Steinberg Institute CEO testifies, urges legislature to hold health insurance companies accountable

October 18, 2023

Steinberg Institute CEO Karen Larsen testified before the Select Committee on Mental Health and Addiction Wednesday, urging lawmakers to hold health insurance companies accountable and demand more thorough state investigation into their compliance with landmark behavioral health bill, SB 855.

SB 855, authored by Senator Scott Wiener and sponsored by the Steinberg Institute in 2020, was a critical piece of legislation requiring commercial health insurers to cover “medically necessary treatment” of any recognized behavioral health condition or substance use disorder.

It also intended to stop insurers from forming their own internal criteria about what constituted “medically necessary treatment.” The legislation instead requires insurers to adopt uniform standards of care developed by nonprofit clinical specialty associations.

SB 855 went into effect in January of 2021, but there are widespread concerns about the lack of compliance from commercial insurers. The Steinberg Institute and The Kennedy Forum are working together to ensure proper implementation of the law.

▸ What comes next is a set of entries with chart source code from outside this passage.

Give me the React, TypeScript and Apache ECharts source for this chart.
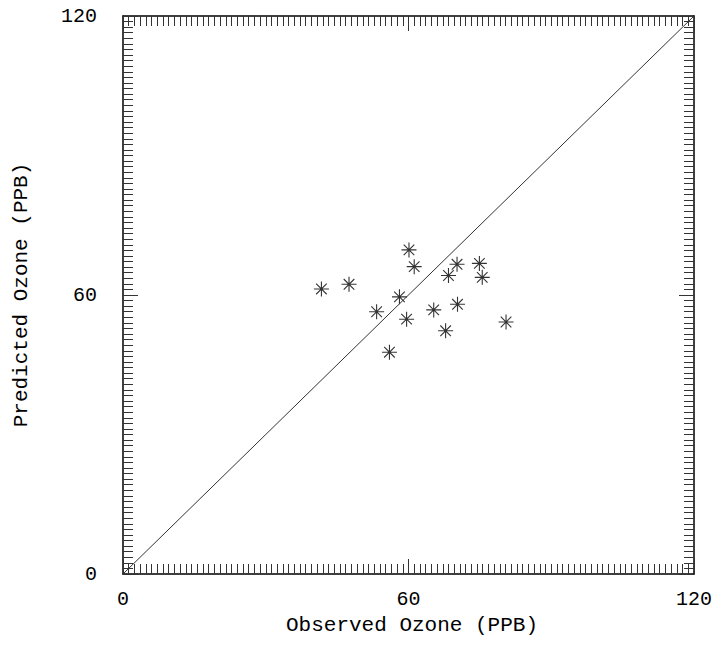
import React, { useEffect, useRef } from "react";
import * as echarts from "echarts";

const observed = [41.7, 47.5, 60.1, 61.2, 58.1, 53.3, 59.6, 56.0, 65.3, 68.4, 70.2, 70.3, 67.8, 74.9, 75.5, 80.5];
const predicted = [61.3, 62.3, 69.7, 66.1, 59.6, 56.4, 54.8, 47.7, 56.8, 64.2, 66.6, 58.0, 52.3, 66.8, 63.8, 54.2];
const oneToOne = [[0, 0], [120, 120]];
const axisMin = 0;
const axisMax = 120;
const majorStep = 60;
const minorPerMajor = 50;
const xTitle = "Observed Ozone (PPB)";
const yTitle = "Predicted Ozone (PPB)";

const FONT = "Liberation Mono";
const STAR =
  "path://M0,-1L0,1M-1,0L1,0M-0.7071,-0.7071L0.7071,0.7071M-0.7071,0.7071L0.7071,-0.7071";

function axisBase(showLabel: boolean, margin: number) {
  return {
    type: "value" as const,
    min: axisMin,
    max: axisMax,
    interval: majorStep,
    axisLine: { show: true, onZero: false, lineStyle: { color: "#000", width: 1.5 } },
    axisTick: { show: true, inside: true, length: 15, lineStyle: { color: "#333", width: 1 } },
    minorTick: { show: true, splitNumber: minorPerMajor, length: 10, lineStyle: { color: "#333", width: 1 } },
    splitLine: { show: false },
    minorSplitLine: { show: false },
    axisLabel: {
      show: showLabel,
      color: "#000",
      fontFamily: FONT,
      fontSize: 20,
      margin,
    },
  };
}

export default function App() {
  const ref = useRef<HTMLDivElement>(null);
  useEffect(() => {
    document.body.style.margin = "0";
    if (!ref.current) return;
    const chart = echarts.init(ref.current, null, { renderer: "svg" });
    chart.setOption({
      animation: false,
      backgroundColor: "#fff",
      grid: { left: 123, top: 16, width: 571, height: 558 },
      xAxis: [
        { ...axisBase(true, 15), position: "bottom" },
        { ...axisBase(false, 8), position: "top" },
      ],
      yAxis: [
        { ...axisBase(true, 26), position: "left" },
        { ...axisBase(false, 8), position: "right" },
      ],
      series: [
        {
          type: "line",
          data: oneToOne,
          xAxisIndex: 0,
          yAxisIndex: 0,
          symbol: "none",
          lineStyle: { color: "#333", width: 1 },
          silent: true,
        },
        {
          type: "scatter",
          data: observed.map((v, i) => [v, predicted[i]]),
          xAxisIndex: 0,
          yAxisIndex: 0,
          symbol: STAR,
          symbolSize: 15,
          itemStyle: { color: "transparent", borderColor: "#000", borderWidth: 1.1 },
        },
      ],
      graphic: [
        {
          type: "text",
          x: 412,
          y: 625,
          style: {
            text: xTitle,
            fontFamily: FONT,
            fontSize: 21,
            fill: "#000",
            align: "center",
            verticalAlign: "middle",
          },
        },
        {
          type: "text",
          x: 21,
          y: 295,
          rotation: Math.PI / 2,
          style: {
            text: yTitle,
            fontFamily: FONT,
            fontSize: 21,
            fill: "#000",
            align: "center",
            verticalAlign: "middle",
          },
        },
      ],
    });
    return () => chart.dispose();
  }, []);
  return <div ref={ref} style={{ width: 718, height: 658 }} />;
}
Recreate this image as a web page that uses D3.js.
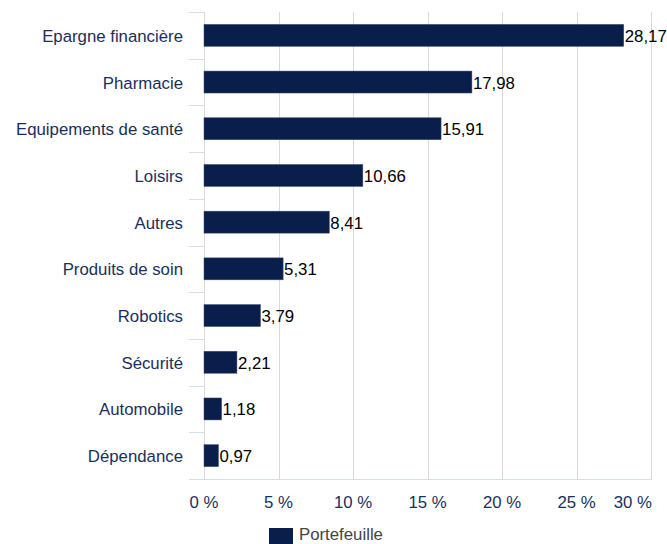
<!DOCTYPE html>
<html><head><meta charset="utf-8">
<script src="https://cdn.jsdelivr.net/npm/d3@7"></script>
<style>body{margin:0;background:#fff}svg{display:block}text{font-family:"Liberation Sans",Arial,sans-serif}</style>
</head><body>
<svg id="c" width="667" height="544"></svg>
<script>
const categories = ["Epargne financière","Pharmacie","Equipements de santé","Loisirs","Autres","Produits de soin","Robotics","Sécurité","Automobile","Dépendance"];
const values = [28.17,17.98,15.91,10.66,8.41,5.31,3.79,2.21,1.18,0.97];
const ticks = [0,5,10,15,20,25,30];
const seriesName = "Portefeuille";

const svg = d3.select("#c");
const m = {l:204, r:16, t:12, b:65};
const W = 667, H = 544;
const FS = 16.8;
const x = d3.scaleLinear().domain([0,30]).range([m.l, W - m.r]);
const y = d3.scaleBand().domain(categories).range([m.t, H - m.b]).paddingInner(0.53).paddingOuter(0.265);
const yb = d3.scaleBand().domain(categories).range([m.t, H - m.b]);

// gridlines
svg.append("g").selectAll("line").data(ticks.slice(1)).join("line")
  .attr("x1", d=>Math.round(x(d))+0.5).attr("x2", d=>Math.round(x(d))+0.5).attr("y1", m.t).attr("y2", H - m.b)
  .attr("stroke", "#d9d9d9").attr("stroke-width", 1);

// left axis line
svg.append("line").attr("x1", m.l+0.5).attr("x2", m.l+0.5).attr("y1", m.t).attr("y2", H-m.b)
  .attr("stroke", "#d9d9d9");
// category tick marks at band boundaries
const bounds = categories.map(c=>yb(c)).concat([H-m.b]);
svg.append("g").selectAll("line").data(bounds).join("line")
  .attr("x1", m.l-15).attr("x2", m.l).attr("y1", d=>Math.round(d)+0.5).attr("y2", d=>Math.round(d)+0.5)
  .attr("stroke", "#d6dde8");
// bottom axis line
svg.append("line").attr("x1", m.l-15).attr("x2", W-m.r+1).attr("y1", H-m.b+0.5).attr("y2", H-m.b+0.5)
  .attr("stroke", "#d6dde8");

// bars
svg.append("g").selectAll("rect").data(values).join("rect")
  .attr("x", x(0)).attr("y", (d,i)=>y(categories[i]))
  .attr("width", d=>x(d)-x(0)).attr("height", y.bandwidth())
  .attr("fill", "#0a1e4b").attr("stroke","#3a4c72").attr("stroke-width",0.5);

// value labels
svg.append("g").selectAll("text").data(values).join("text")
  .attr("x", d=>x(d)+1).attr("y", (d,i)=>y(categories[i]) + y.bandwidth()/2 + 6.5)
  .attr("font-size", FS).attr("fill", "#000")
  .text(d=>d3.format(".2f")(d).replace(".", ","));

// category labels
svg.append("g").selectAll("text").data(categories).join("text")
  .attr("x", 183).attr("y", d=>yb(d)+yb.bandwidth()/2 + 6.5)
  .attr("text-anchor","end").attr("font-size", FS).attr("fill", "#1a2f5a")
  .text(d=>d);

// x tick labels
svg.append("g").selectAll("text").data(ticks).join("text")
  .attr("x", (d,i)=> i===ticks.length-1 ? x(d)+1 : x(d))
  .attr("y", H - m.b + 29)
  .attr("text-anchor", (d,i)=> i===ticks.length-1 ? "end" : "middle")
  .attr("font-size", FS).attr("fill", "#1a2f5a")
  .text(d=>d + " %");

// legend
svg.append("rect").attr("x", 269).attr("y", 528).attr("width", 24).attr("height", 16).attr("fill", "#0a1e4b");
svg.append("text").attr("x", 299).attr("y", 540).attr("font-size", FS).attr("fill", "#444").text(seriesName);
</script>
</body></html>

“Passing SB 855 was only one piece of ensuring access to affordable and high-quality behavioral health services,” said Steinberg Institute CEO Karen Larsen at Wednesday’s hearing, “Strong enforcement is required to hold plans accountable for providing proper care.”

Some enforcement actions have been taken. State regulators at the Department of Managed Health Care (DMHC) levied a record fine against Kaiser Permanente last week, after an investigation found numerous violations, including failure to use the uniform standards of care stipulated by SB 855.

Still, compliance violations from many other commercial health insurers exist.

“We believe that these practices are not just reserved to Kaiser [Permanente], and are hurting Californians on other health plans,” Larsen said in her testimony.

Prior to the hearing, DMHC released internal reports on several other health plans with compliance violations, but the publicly released documentation was limited.

In her testimony, Larsen called for more transparency from DMHC regulators, urging them to release more complete analyses of health plan compliance that detailed not just SB 855 violations, but also evidence of insurers skirting requirements in the federal Mental Health Parity and Addiction Equity Act (MHPAEA).